Invincible Summer |||

Pynchon in Ireland

On my way home from the Kx Systems conference in County Clare, Ireland, with Thomas Pynchon’s Gravity’s Rainbow a thick brick in my hand-baggage. It seems I’ve decided to reread it in preparation for similarly long but far-more-rambling Against the Day, awaiting me at home. Here are characters Roger and Jessica, nesting in south London, resisting the Home Front’s intrusion into every corner of life. (Compare our own lovely ‘War on Terror’, endless absorber of outrages.)

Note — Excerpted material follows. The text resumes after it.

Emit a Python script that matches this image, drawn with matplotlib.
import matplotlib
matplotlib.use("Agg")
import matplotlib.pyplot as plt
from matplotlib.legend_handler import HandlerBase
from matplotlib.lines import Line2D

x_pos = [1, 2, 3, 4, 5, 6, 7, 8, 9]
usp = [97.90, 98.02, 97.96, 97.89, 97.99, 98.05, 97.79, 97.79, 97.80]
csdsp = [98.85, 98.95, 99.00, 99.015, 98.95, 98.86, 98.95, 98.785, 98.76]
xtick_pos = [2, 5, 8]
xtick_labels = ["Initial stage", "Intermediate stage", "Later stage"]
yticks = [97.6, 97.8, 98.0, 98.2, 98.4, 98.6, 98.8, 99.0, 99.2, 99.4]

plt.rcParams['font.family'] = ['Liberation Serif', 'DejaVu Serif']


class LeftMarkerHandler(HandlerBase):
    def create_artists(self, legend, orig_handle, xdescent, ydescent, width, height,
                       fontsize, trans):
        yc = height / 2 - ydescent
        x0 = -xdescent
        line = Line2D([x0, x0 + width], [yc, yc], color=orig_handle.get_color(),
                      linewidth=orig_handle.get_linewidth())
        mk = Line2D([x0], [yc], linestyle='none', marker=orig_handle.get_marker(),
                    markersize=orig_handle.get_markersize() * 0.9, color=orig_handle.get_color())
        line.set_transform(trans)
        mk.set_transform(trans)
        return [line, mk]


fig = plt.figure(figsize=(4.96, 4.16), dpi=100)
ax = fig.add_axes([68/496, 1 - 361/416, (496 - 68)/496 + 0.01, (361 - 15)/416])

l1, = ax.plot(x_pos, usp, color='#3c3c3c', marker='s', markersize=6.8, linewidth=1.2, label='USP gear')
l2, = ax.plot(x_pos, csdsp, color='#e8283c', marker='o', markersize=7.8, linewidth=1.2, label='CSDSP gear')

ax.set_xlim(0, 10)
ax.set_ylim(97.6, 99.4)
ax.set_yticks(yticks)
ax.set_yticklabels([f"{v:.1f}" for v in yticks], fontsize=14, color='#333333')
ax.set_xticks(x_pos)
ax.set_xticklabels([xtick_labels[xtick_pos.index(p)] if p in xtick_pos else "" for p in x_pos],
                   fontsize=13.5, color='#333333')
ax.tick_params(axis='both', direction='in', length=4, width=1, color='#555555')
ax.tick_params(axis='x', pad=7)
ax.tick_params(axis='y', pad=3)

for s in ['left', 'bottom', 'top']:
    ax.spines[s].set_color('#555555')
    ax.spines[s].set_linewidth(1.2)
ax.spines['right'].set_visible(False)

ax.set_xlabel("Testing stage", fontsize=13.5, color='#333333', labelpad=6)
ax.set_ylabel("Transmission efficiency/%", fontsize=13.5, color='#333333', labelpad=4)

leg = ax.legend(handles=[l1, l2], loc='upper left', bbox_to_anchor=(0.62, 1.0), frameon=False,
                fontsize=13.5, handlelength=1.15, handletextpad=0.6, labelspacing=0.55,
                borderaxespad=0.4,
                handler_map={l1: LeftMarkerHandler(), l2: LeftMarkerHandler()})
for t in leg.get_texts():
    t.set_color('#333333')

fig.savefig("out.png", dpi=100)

If they have not quite seceded from war’s state, at least they’ve found the beginnings of gentle withdrawal… there’s never been the space or time to talk about it, and perhaps no need – but both know, clearly, it’s better together, snuggled in, than back out in the paper, fires, khaki, steel of the Home Front. That, indeed, the Home Front is something of a fiction and lie, designed, not too subtly, to draw them apart, to subvert love in favour of work, abstraction, required pain, bitter death.

They have found a house in the stay-away zone, under the barrage balloons south of London. The town, evacuated in ’40, is still ‘regulated’ – still on the Ministry’s list. […] It is marginal, hungry, chilly – most times they’re too paranoid to risk a fire – but it’s something they want to keep, so much that to keep it they will take on more than propaganda has ever asked them for. They are in love. Fuck the war.